The Autonomous Communities have their own political parties, whether right-wing (such as the Basque Nationalist Party) or left-wing (such as the Catalan Republican Left), which also have deputies in the national parliament. Unidas Podemos has “confluences” that represent them in some Autonomous Communities, in the same way that the Catalan Socialist Party represents the Spanish Socialist Workers’ Party in Catalonia. Government coalitions are often different between the Autonomous Communities and are also different from the coalition in power at the national level. There is a great diversity of interests in the different territories.

The elections on May 28, 2023 in a large proportion of the Autonomous Communities showed that the conservatives of the Popular Party were going to follow their policy of government coalition with the extreme right of Vox, which emerged in Castilla y León in February 2022. The conservatives are following this policy wherever possible, as recently seen in the Community of Valencia. This would seriously complicate the exercise of power by the national government in the event of a left-wing coalition. The Spanish constitution stipulates that the governments of the Autonomous Communities apply the laws passed at the national level within the framework of the competences that the State has ceded to them, which in practice allows them to avoid applying them.
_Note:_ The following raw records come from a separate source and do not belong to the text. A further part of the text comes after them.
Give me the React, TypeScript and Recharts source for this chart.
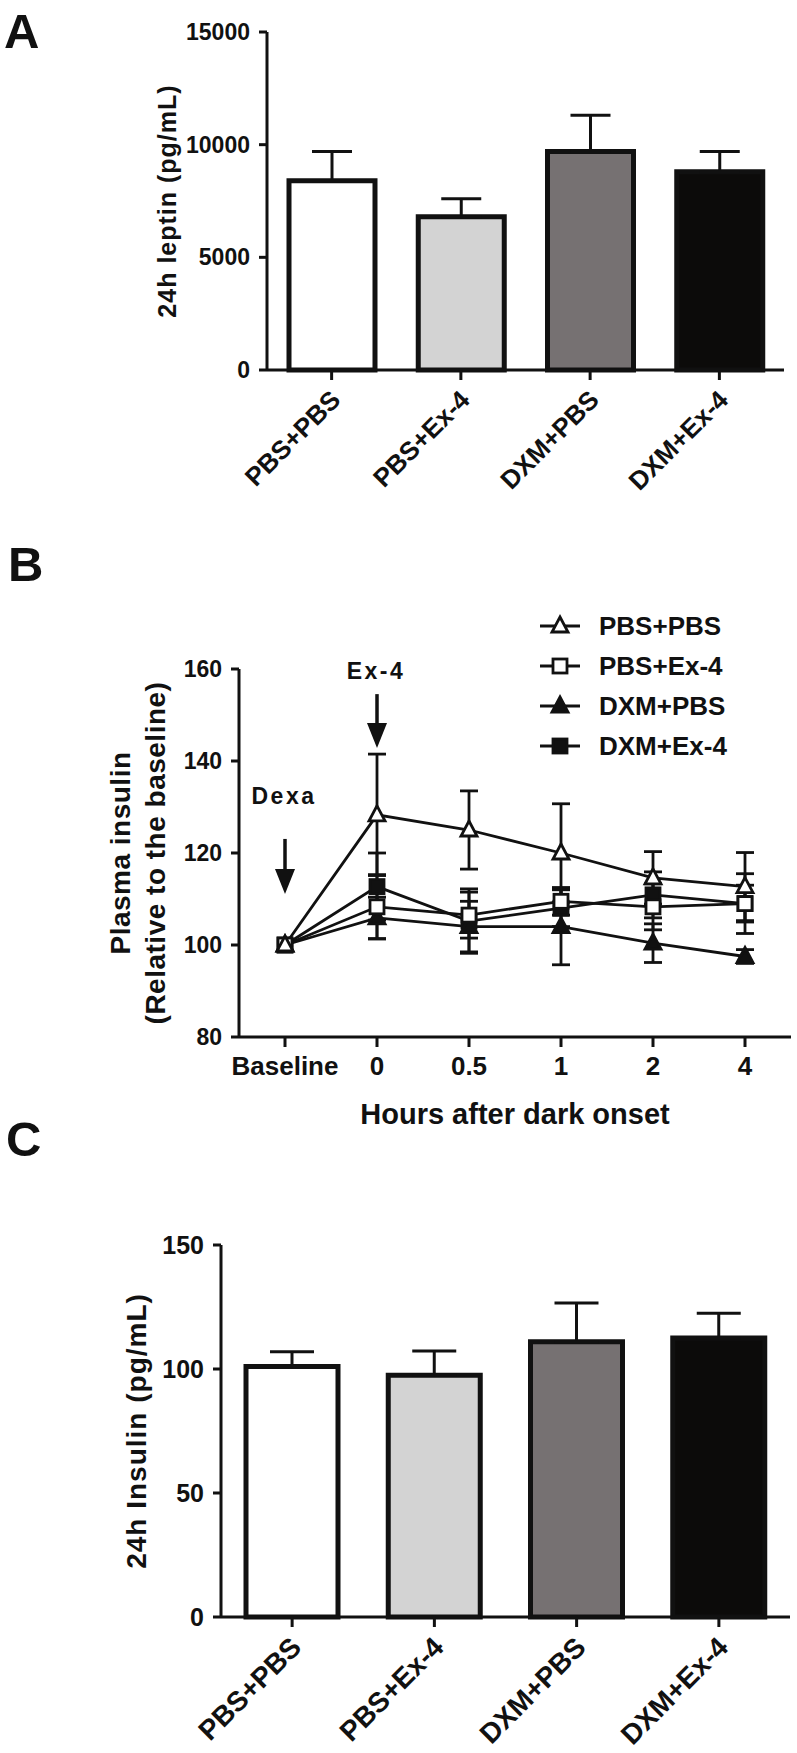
import React from "react";
import {
  Bar,
  BarChart,
  Cell,
  ErrorBar,
  Legend,
  Line,
  LineChart,
  ReferenceDot,
  XAxis,
  YAxis,
} from "recharts";

const FONT = "'Liberation Sans', Arial, Helvetica, sans-serif";
const INK = "#111111";

// panel A / C groups
const groups = ["PBS+PBS", "PBS+Ex-4", "DXM+PBS", "DXM+Ex-4"];
const barFills = ["#ffffff", "#d3d3d3", "#767172", "#0c0b0a"];

const leptinMean = [8400, 6800, 9700, 8800];
const leptinSem = [1300, 800, 1600, 900];
const leptinTicks = [0, 5000, 10000, 15000];

const insulin24Mean = [101, 97.5, 111, 112.5];
const insulin24Sem = [6, 9.8, 15.6, 10];
const insulin24Ticks = [0, 50, 100, 150];

// panel B time course
const timepoints = ["Baseline", "0", "0.5", "1", "2", "4"];
const pbsPbs = [100, 128.3, 125, 120, 114.6, 112.7];
const pbsPbsSem = [0, 13.2, 8.5, 10.7, 5.7, 7.4];
const pbsEx4 = [100, 108.3, 106.5, 109.5, 108.3, 109];
const pbsEx4Sem = [0, 7, 5, 3, 5, 6.5];
const dxmPbs = [100, 105.9, 104, 104, 100.4, 97.5];
const dxmPbsSem = [0, 4.5, 5.5, 8.3, 4.2, 1.5];
const dxmEx4 = [100, 112.7, 105.2, 108, 110.9, 109];
const dxmEx4Sem = [0, 7.3, 7, 4, 5, 4];
const insulinTicks = [80, 100, 120, 140, 160];

const leptinData = groups.map((g, i) => ({ group: g, mean: leptinMean[i], err: [0, leptinSem[i]] }));
const insulin24Data = groups.map((g, i) => ({ group: g, mean: insulin24Mean[i], err: [0, insulin24Sem[i]] }));
const timeData = timepoints.map((t, i) => ({
  t,
  pbsPbs: pbsPbs[i],
  pbsPbsE: pbsPbsSem[i],
  pbsEx4: pbsEx4[i],
  pbsEx4E: pbsEx4Sem[i],
  dxmPbs: dxmPbs[i],
  dxmPbsE: dxmPbsSem[i],
  dxmEx4: dxmEx4[i],
  dxmEx4E: dxmEx4Sem[i],
}));

type Series = { key: string; name: string; shape: "tri" | "sq"; filled: boolean };
const lineSeries: Series[] = [
  { key: "pbsPbs", name: "PBS+PBS", shape: "tri", filled: false },
  { key: "pbsEx4", name: "PBS+Ex-4", shape: "sq", filled: false },
  { key: "dxmPbs", name: "DXM+PBS", shape: "tri", filled: true },
  { key: "dxmEx4", name: "DXM+Ex-4", shape: "sq", filled: true },
];
// draw order: filled first, open triangle on top
const drawOrder = ["dxmEx4", "dxmPbs", "pbsEx4", "pbsPbs"];

function Marker({ cx, cy, s }: { cx: number; cy: number; s: Series }) {
  const fill = s.filled ? INK : "#fff";
  if (s.shape === "tri") {
    return (
      <polygon
        points={`${cx},${cy - 9} ${cx + 8},${cy + 6} ${cx - 8},${cy + 6}`}
        fill={fill}
        stroke={INK}
        strokeWidth={2.8}
      />
    );
  }
  return <rect x={cx - 7} y={cy - 7} width={14} height={14} fill={fill} stroke={INK} strokeWidth={2.8} />;
}

function SlantTick(props: any) {
  const { x, y, payload, fontSize } = props;
  return (
    <g transform={`translate(${x + 4},${y + 15})`}>
      <text
        transform="rotate(-45)"
        textAnchor="end"
        dy="0.35em"
        fontSize={fontSize}
        fontWeight="bold"
        fontFamily={FONT}
        fill={INK}
      >
        {payload.value}
      </text>
    </g>
  );
}

function vLabel(lines: string[], xs: number[], size: number, spacing = 0) {
  return (p: any) => {
    const vb = p.viewBox || {};
    const cy = (vb.y ?? 0) + (vb.height ?? 0) / 2;
    return (
      <g>
        {lines.map((l, i) => (
          <text
            key={l}
            transform={`translate(${xs[i]},${cy}) rotate(-90)`}
            textAnchor="middle"
            dy="0.35em"
            fontSize={size}
            fontWeight="bold"
            fontFamily={FONT}
            letterSpacing={spacing}
            fill={INK}
          >
            {l}
          </text>
        ))}
      </g>
    );
  };
}

function arrow(text: string, shaft: number, textOff: number) {
  return (p: any) => {
    const { cx, cy } = p;
    return (
      <g>
        <line x1={cx} y1={cy - shaft} x2={cx} y2={cy - 20} stroke={INK} strokeWidth={3.5} />
        <polygon points={`${cx - 10},${cy - 25} ${cx + 10},${cy - 25} ${cx},${cy}`} fill={INK} />
        <text
          x={cx - 1}
          y={cy - textOff}
          textAnchor="middle"
          dy="0.35em"
          fontSize={23}
          fontWeight="bold"
          fontFamily={FONT}
          letterSpacing={2.5}
          fill={INK}
        >
          {text}
        </text>
      </g>
    );
  };
}

function renderLegend() {
  return (
    <svg width={260} height={170}>
      {lineSeries.map((s, i) => {
        const y = 20 + i * 40;
        return (
          <g key={s.key}>
            <line x1={0} y1={y} x2={40} y2={y} stroke={INK} strokeWidth={2.8} />
            <Marker cx={20} cy={y} s={s} />
            <text x={59} y={y} dy="0.35em" fontSize={26} fontWeight="bold" fontFamily={FONT} fill={INK}>
              {s.name}
            </text>
          </g>
        );
      })}
    </svg>
  );
}

const axisStyle = { stroke: INK, strokeWidth: 3 };
const tickFont = (size: number) => ({ fill: INK, fontSize: size, fontWeight: "bold", fontFamily: FONT });

const panelLetter: React.CSSProperties = {
  position: "absolute",
  fontFamily: FONT,
  fontWeight: "bold",
  fontSize: 49,
  lineHeight: 1,
  color: INK,
};

function BarPanel({
  data,
  ticks,
  top,
  height,
  marginTop,
  yWidth,
  right,
  xHeight,
  barSize,
  capWidth,
  tickSize,
  labelSize,
  yLabel,
  yLabelX,
  yLabelSize,
}: any) {
  return (
    <div style={{ position: "absolute", left: 0, top }}>
      <BarChart width={797} height={height} data={data} margin={{ top: marginTop, right, left: 0, bottom: 0 }}>
        <XAxis
          dataKey="group"
          height={xHeight}
          axisLine={axisStyle}
          tickLine={axisStyle}
          tickSize={10}
          tickMargin={0}
          interval={0}
          tick={<SlantTick fontSize={labelSize} />}
        />
        <YAxis
          width={yWidth}
          domain={[ticks[0], ticks[ticks.length - 1]]}
          ticks={ticks}
          interval={0}
          axisLine={axisStyle}
          tickLine={axisStyle}
          tickSize={8}
          tickMargin={9}
          tick={tickFont(tickSize)}
          label={{ content: vLabel([yLabel], [yLabelX], yLabelSize, 1) }}
        />
        <Bar dataKey="mean" barSize={barSize} stroke={INK} strokeWidth={5} isAnimationActive={false}>
          {data.map((d: any, i: number) => (
            <Cell key={d.group} fill={barFills[i]} />
          ))}
          <ErrorBar dataKey="err" width={capWidth} stroke={INK} strokeWidth={3} />
        </Bar>
      </BarChart>
    </div>
  );
}

export default function App() {
  return (
    <div style={{ position: "absolute", left: 0, top: 0, width: 797, height: 1753, background: "#fff" }}>
      <div style={{ ...panelLetter, left: 4, top: 7 }}>A</div>
      <div style={{ ...panelLetter, left: 8, top: 540 }}>B</div>
      <div style={{ ...panelLetter, left: 6, top: 1115 }}>C</div>

      <BarPanel
        data={leptinData}
        ticks={leptinTicks}
        top={0}
        height={520}
        marginTop={32}
        yWidth={267}
        right={13}
        xHeight={150}
        barSize={86}
        capWidth={20}
        tickSize={23}
        labelSize={26}
        yLabel="24h leptin (pg/mL)"
        yLabelX={167}
        yLabelSize={25}
      />

      <div style={{ position: "absolute", left: 0, top: 520 }}>
        <LineChart width={797} height={620} data={timeData} margin={{ top: 149, right: 6, left: 0, bottom: 0 }}>
          <XAxis
            dataKey="t"
            height={103}
            padding={{ left: 46, right: 46 }}
            axisLine={axisStyle}
            tickLine={axisStyle}
            tickSize={10}
            tickMargin={10}
            interval={0}
            tick={tickFont(26)}
            label={{
              content: (p: any) => {
                const vb = p.viewBox || {};
                return (
                  <text
                    x={(vb.x ?? 239) + (vb.width ?? 552) / 2}
                    y={604}
                    textAnchor="middle"
                    fontSize={29}
                    fontWeight="bold"
                    fontFamily={FONT}
                    fill={INK}
                  >
                    Hours after dark onset
                  </text>
                );
              },
            }}
          />
          <YAxis
            width={239}
            domain={[80, 160]}
            ticks={insulinTicks}
            interval={0}
            axisLine={axisStyle}
            tickLine={axisStyle}
            tickSize={8}
            tickMargin={9}
            tick={tickFont(23)}
            label={{ content: vLabel(["Plasma insulin", "(Relative to the baseline)"], [120, 155], 28, 0.5) }}
          />
          <Legend
            layout="horizontal"
            verticalAlign="middle"
            align="center"
            content={renderLegend}
            wrapperStyle={{ position: "absolute", left: 540, top: 86, width: 260, height: 170 }}
          />
          {drawOrder.map((k) => {
            const s = lineSeries.find((x) => x.key === k)!;
            return (
              <Line
                key={k}
                dataKey={k}
                name={s.name}
                type="linear"
                stroke={INK}
                strokeWidth={2.8}
                isAnimationActive={false}
                dot={(p: any) => <Marker key={`${k}-${p.index}`} cx={p.cx} cy={p.cy} s={s} />}
                activeDot={false}
              >
                <ErrorBar dataKey={`${k}E`} width={9} stroke={INK} strokeWidth={2.8} direction="y" />
              </Line>
            );
          })}
          <ReferenceDot x="0" y={142.8} r={0} shape={arrow("Ex-4", 54, 77)} />
          <ReferenceDot x="Baseline" y={111.1} r={0} shape={arrow("Dexa", 55, 98)} />
        </LineChart>
      </div>

      <BarPanel
        data={insulin24Data}
        ticks={insulin24Ticks}
        top={1140}
        height={613}
        marginTop={105}
        yWidth={221}
        right={7}
        xHeight={136}
        barSize={92}
        capWidth={22}
        tickSize={25}
        labelSize={28}
        yLabel="24h Insulin (pg/mL)"
        yLabelX={136}
        yLabelSize={28}
      />
    </div>
  );
}
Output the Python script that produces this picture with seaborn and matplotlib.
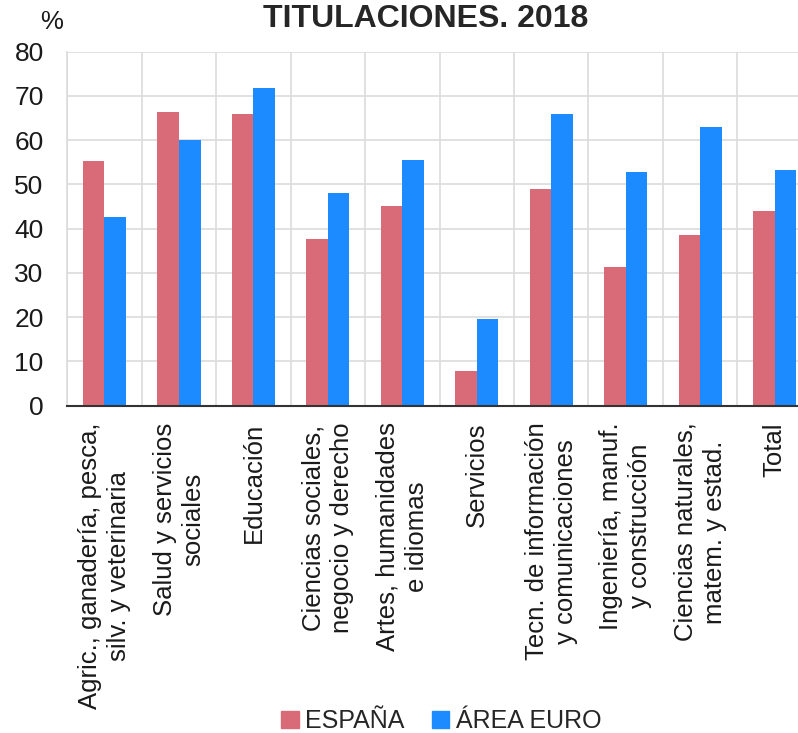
import pandas as pd
import matplotlib
matplotlib.use("Agg")
import matplotlib.pyplot as plt
import seaborn as sb

# datos (porcentaje de titulaciones, 2018)
categorias = [
    "Agric., ganadería, pesca,\nsilv. y veterinaria",
    "Salud y servicios\nsociales",
    "Educación",
    "Ciencias sociales,\nnegocio y derecho",
    "Artes, humanidades\ne idiomas",
    "Servicios",
    "Tecn. de información\ny comunicaciones",
    "Ingeniería, manuf.\ny construcción",
    "Ciencias naturales,\nmatem. y estad.",
    "Total",
]
espana = [55.4, 66.4, 66.0, 37.7, 45.1, 7.8, 48.9, 31.4, 38.6, 44.0]
area_euro = [42.6, 60.0, 71.7, 48.0, 55.5, 19.7, 66.0, 52.8, 63.0, 53.3]
series = ["ESPAÑA", "ÁREA EURO"]
colores = ["#d96b78", "#1b8bff"]
yticks = [0, 10, 20, 30, 40, 50, 60, 70, 80]

# tabla larga para seaborn
df = pd.DataFrame({
    "categoria": categorias * 2,
    "valor": espana + area_euro,
    "serie": [series[0]] * len(categorias) + [series[1]] * len(categorias),
})

sb.set_style("white")
plt.rcParams["font.family"] = ["Liberation Sans", "DejaVu Sans"]

fig = plt.figure(figsize=(7.98, 7.33), dpi=100)
ax = fig.add_axes([0.0843, 0.4465, 0.933, 0.483])

sb.barplot(data=df, x="categoria", y="valor", hue="serie", palette=colores,
           width=0.58, saturation=1, ax=ax, legend=False, zorder=3, linewidth=0)

ax.set_ylim(0, 80)
ax.set_xlim(-0.5, len(categorias) - 0.5)
ax.set_yticks(yticks)
ax.set_yticklabels([str(v) for v in yticks], fontsize=19, color="#1a1a1a")
ax.set_xticks(range(len(categorias)))
ax.set_xticklabels(categorias, rotation=90, fontsize=18.5, color="#1a1a1a",
                   va="top", ha="center", multialignment="center", linespacing=1.25)
ax.set_xlabel("")
ax.set_ylabel("")
ax.tick_params(axis="both", length=0)
ax.tick_params(axis="y", pad=17)
ax.tick_params(axis="x", pad=12)

# rejilla: horizontales en los ticks y verticales entre categorias
ax.set_xticks([i + 0.5 for i in range(-1, len(categorias))], minor=True)
ax.tick_params(axis="x", which="minor", length=0)
ax.grid(axis="y", color="#dcdcdc", linewidth=1.2, zorder=0)
ax.grid(axis="x", which="minor", color="#dcdcdc", linewidth=1.2, zorder=0)
ax.grid(axis="x", which="major", visible=False)
for lado in ["top", "right"]:
    ax.spines[lado].set_visible(False)
ax.spines["left"].set_color("#dcdcdc")
ax.spines["left"].set_linewidth(1.2)
ax.spines["bottom"].set_color("#333333")
ax.spines["bottom"].set_linewidth(1.5)
ax.spines["bottom"].set_zorder(4)

fig.text(0.533, 0.974, "TITULACIONES. 2018", fontsize=23, fontweight="bold",
         ha="center", va="center")
fig.text(0.065, 0.97, "%", fontsize=18.5, ha="center", va="center", color="#1a1a1a")

# leyenda inferior
handles = [plt.Rectangle((0, 0), 1, 1, color=c) for c in colores]
fig.legend(handles, series, loc="center", bbox_to_anchor=(0.553, 0.016), ncol=2,
           frameon=False, fontsize=18, handlelength=0.7, handleheight=0.7,
           handletextpad=0.25, columnspacing=1.1, borderaxespad=0, borderpad=0)

plt.savefig("out.png", dpi=100)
It is likely that the Popular Party will not obtain an absolute majority enabling it to govern after the national elections on 23 July and will have to do so in coalition with Vox. in the event of its own victory, the Spanish Socialist Workers’ Party will be obliged to do likewise with the parties to its left that wish to do so. Fifteen of these parties have agreed to form an electoral coalition led by Sumar, a political party created on May 31, 2023 as a result of a split from Unidas Podemos, which in turn forms part of this same coalition with its “confluences”, along with regional parties such as Compromís. The latter party is participating on condition that it will only have to negotiate with Sumar in the future on an equal footing, excluding doing the same with the rest of the parties in the coalition.

The left-wing coalition of the outgoing government can be proud of the macroeconomic results of its legislature, which was undoubtedly the most left-wing since the end of the dictatorship and confronted neoliberal dogmas both in Brussels and outside the European Union. Nevertheless, Spaniards suffered one of the sharpest falls in purchasing power among OECD countries even if they managed to avoid a social catastrophe. This explains the loss of votes for Unidas Podemos, which in practice has shown itself not to be a political force offering an alternative to the current economic system but just another party prepared to manage the status quo. Although the left-wing coalition government has succeeded in greatly improving social rights, the real living conditions of Spaniards have given victory to the right in previous elections.

The future of the Left in Spain is uncertain, as it depends on its ability to mobilise and inspire its militants around a new project for the country, which is in fact being improvised due to the anticipated early call for elections at the national level. It seems that if we lose, we too will have to suffer what Yanis Varoufakis calls the Erdoganisation of the State, “a combination of ultranationalism, social conservatism, a programme favourable to big business, a network of clientelism, and heavy doses of authoritarianism”. If Unidas Podemos forced the Spanish Socialist Workers’ Party within the government coalition to take measures further to the left than those in its programme and that ran counter to the interests of the current economic powers, Vox would be the pretext for the Popular Party to enable it to do what it would not otherwise dare, justifying it as the only way of preventing “the others” from regaining power.